The Air Force has fired the commander of a special operations squadron a week after a CV-22 Osprey tilt-rotor aircraft in his unit crashed in Florida, NBC News confirmed on Thursday.

Lt. Col. Matt Glover, who commanded the 8th Special Operations Squadron based at Hurlburt Field in Florida, was relieved from his duties because of a loss of confidence, a military official told NBC News.


The Osprey, designed to take off and land like a helicopter and fly like a twin turboprop airplane, crashed on a training mission north of Navarre, Fla., on June 13 in a 750-square mile military training area called the Elgin Range. Five crew members were hospitalized with injuries.

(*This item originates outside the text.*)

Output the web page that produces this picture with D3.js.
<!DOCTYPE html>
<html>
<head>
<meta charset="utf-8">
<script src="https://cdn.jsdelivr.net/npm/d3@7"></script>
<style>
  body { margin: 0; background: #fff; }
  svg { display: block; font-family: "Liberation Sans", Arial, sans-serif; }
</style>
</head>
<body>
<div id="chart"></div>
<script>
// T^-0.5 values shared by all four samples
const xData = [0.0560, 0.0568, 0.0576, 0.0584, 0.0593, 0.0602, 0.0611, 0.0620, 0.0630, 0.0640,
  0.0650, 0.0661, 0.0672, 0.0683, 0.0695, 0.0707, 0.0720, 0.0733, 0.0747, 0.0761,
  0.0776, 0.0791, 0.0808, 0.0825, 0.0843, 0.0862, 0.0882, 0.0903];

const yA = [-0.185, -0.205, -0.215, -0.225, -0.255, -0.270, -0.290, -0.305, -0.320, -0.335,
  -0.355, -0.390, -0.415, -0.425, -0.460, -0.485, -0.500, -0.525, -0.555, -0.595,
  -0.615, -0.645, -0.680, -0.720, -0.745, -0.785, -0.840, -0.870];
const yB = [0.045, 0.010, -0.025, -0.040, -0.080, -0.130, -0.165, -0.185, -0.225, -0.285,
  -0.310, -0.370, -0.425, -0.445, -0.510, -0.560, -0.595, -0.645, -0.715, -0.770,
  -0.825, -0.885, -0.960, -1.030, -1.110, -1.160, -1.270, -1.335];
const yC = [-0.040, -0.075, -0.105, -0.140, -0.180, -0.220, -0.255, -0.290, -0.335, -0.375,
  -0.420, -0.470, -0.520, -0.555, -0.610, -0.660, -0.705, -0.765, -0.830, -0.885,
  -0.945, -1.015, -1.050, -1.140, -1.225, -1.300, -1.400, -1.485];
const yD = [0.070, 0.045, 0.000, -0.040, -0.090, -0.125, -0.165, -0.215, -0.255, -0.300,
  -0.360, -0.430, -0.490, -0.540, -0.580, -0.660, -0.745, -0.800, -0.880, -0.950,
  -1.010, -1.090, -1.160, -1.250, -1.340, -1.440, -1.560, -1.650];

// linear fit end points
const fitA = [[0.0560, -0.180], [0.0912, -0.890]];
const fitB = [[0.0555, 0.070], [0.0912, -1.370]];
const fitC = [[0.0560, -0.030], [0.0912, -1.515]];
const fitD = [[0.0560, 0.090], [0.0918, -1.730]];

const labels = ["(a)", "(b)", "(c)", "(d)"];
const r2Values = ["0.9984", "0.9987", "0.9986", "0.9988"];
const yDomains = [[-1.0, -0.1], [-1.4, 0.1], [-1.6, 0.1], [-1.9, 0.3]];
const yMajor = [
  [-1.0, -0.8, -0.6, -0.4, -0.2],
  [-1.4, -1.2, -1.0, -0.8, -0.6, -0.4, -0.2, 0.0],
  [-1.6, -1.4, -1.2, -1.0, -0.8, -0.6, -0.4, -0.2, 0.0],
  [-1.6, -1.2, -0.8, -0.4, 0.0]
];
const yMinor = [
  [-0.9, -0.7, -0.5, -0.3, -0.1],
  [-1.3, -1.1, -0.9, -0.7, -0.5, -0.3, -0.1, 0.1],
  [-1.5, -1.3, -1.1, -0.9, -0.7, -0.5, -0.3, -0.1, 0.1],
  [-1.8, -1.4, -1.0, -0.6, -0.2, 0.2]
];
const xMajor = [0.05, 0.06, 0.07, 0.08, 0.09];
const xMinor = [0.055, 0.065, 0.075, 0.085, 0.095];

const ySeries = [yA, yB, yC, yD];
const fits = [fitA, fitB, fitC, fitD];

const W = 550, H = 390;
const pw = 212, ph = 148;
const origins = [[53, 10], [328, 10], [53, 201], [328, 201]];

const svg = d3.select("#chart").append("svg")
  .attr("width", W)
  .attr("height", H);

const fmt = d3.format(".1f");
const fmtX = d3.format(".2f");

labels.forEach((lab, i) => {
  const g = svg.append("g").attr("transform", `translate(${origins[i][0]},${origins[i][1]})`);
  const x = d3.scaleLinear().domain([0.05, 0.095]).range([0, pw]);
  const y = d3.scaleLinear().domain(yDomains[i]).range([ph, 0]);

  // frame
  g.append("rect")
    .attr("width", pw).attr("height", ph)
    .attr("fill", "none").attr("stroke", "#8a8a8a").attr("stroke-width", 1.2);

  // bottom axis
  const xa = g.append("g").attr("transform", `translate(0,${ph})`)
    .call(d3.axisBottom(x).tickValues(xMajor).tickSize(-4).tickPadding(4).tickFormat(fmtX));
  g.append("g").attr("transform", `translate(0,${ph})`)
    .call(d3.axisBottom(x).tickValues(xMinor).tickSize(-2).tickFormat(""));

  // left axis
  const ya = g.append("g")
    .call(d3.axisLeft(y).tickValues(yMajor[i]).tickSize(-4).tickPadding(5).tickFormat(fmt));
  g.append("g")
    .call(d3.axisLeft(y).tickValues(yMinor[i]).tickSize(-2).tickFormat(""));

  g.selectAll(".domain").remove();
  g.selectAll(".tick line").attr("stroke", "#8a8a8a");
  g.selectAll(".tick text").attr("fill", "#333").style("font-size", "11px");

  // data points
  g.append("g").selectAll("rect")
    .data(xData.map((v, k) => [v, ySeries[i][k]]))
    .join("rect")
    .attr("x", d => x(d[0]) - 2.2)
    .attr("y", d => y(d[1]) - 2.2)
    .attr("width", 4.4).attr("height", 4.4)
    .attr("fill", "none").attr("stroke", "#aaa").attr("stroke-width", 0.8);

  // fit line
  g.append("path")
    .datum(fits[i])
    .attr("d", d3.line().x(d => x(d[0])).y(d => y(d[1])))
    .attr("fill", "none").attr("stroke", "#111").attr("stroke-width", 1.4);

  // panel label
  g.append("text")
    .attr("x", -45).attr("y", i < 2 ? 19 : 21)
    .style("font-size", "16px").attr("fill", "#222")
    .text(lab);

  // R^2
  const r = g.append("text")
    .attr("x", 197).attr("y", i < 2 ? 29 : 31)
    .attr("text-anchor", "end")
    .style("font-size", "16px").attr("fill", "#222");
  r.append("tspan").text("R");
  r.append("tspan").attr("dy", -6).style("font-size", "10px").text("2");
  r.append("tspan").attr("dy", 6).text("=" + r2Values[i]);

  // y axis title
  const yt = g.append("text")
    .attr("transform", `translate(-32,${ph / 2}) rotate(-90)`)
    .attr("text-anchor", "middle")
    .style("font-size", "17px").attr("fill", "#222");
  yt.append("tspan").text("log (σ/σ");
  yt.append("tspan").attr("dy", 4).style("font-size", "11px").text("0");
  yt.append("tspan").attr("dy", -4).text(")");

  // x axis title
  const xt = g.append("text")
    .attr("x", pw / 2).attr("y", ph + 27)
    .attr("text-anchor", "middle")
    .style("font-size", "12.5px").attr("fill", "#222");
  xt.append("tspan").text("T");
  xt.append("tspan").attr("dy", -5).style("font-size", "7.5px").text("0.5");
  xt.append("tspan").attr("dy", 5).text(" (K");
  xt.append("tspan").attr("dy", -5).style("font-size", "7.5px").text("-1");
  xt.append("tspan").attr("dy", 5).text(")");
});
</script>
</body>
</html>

On Wednesday, two of the airmen injured in the crash remained in the hospital with non-life threatening injuries, the Air Force reported. Officials are investigating.

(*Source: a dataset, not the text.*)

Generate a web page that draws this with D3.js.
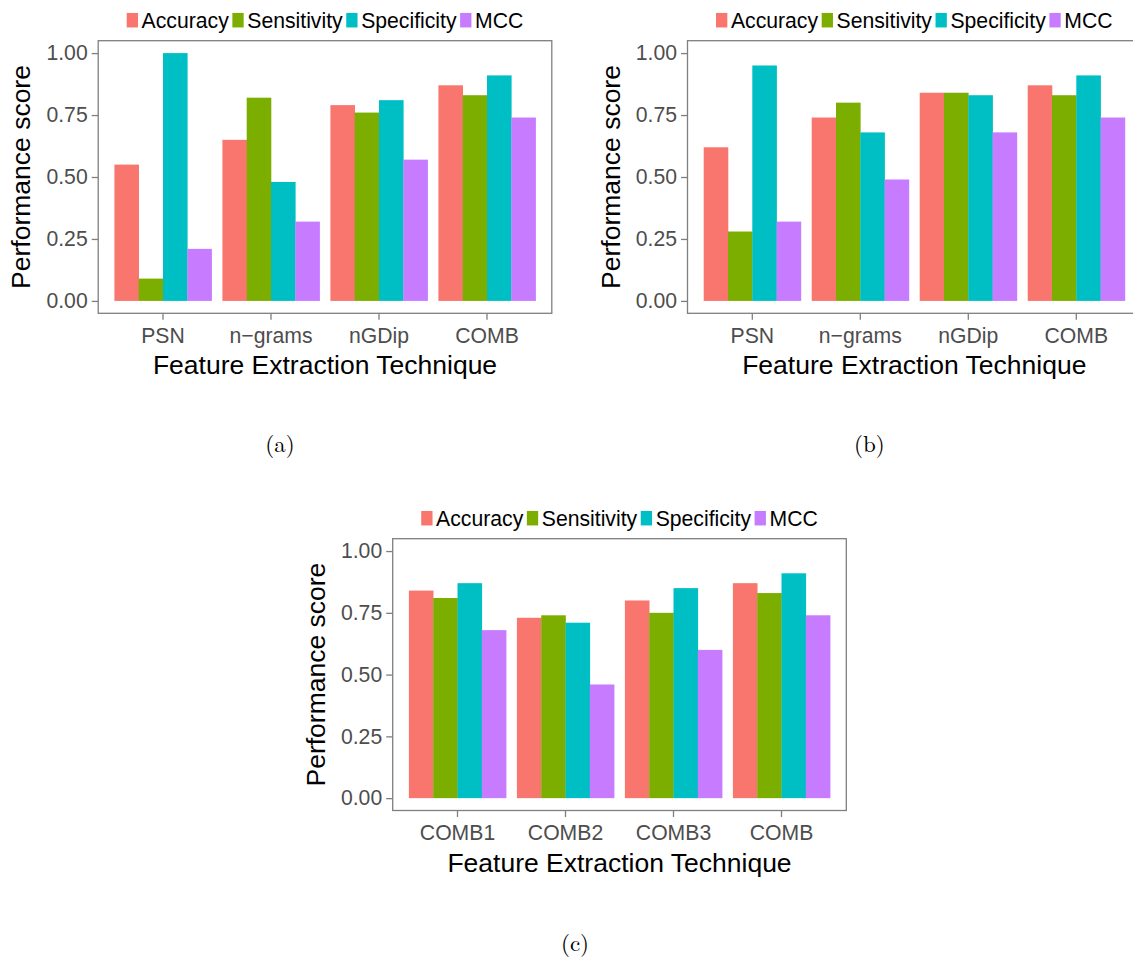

This crash, along with a fatal MV-22 crash in Morocco in April, have raised new safety concerns among Japanese leaders and citizens ahead of an expected deployment of MV-22 Ospreys to Japan, NBC News reported. The MV-22 is the Marine Corps' version of the same aircraft.

Two Marines were killed in that crash and two more were more seriously wounded. The investigation determined that the crash was not a result of mechanical failure.

In an attempt to assuage safety concerns, several senior U.S. military officials at the Pentagon on Friday will brief a Japanese delegation on the preliminary results of the investigation into the June crash, NBC News reported.

The CV-22 Osprey’s mission is to conduct long-range infiltration, extraction and resupply missions for special operations forces, according to the U.S. Air Force web site.

The Air Force version is filled with sophisticated technology, including a missile defense system, terrain-following radar, a forward-looking infrared sensor and other electronic gear that enable it to avoid detection and defend itself on special operations missions over enemy territory, the Associated Press reported.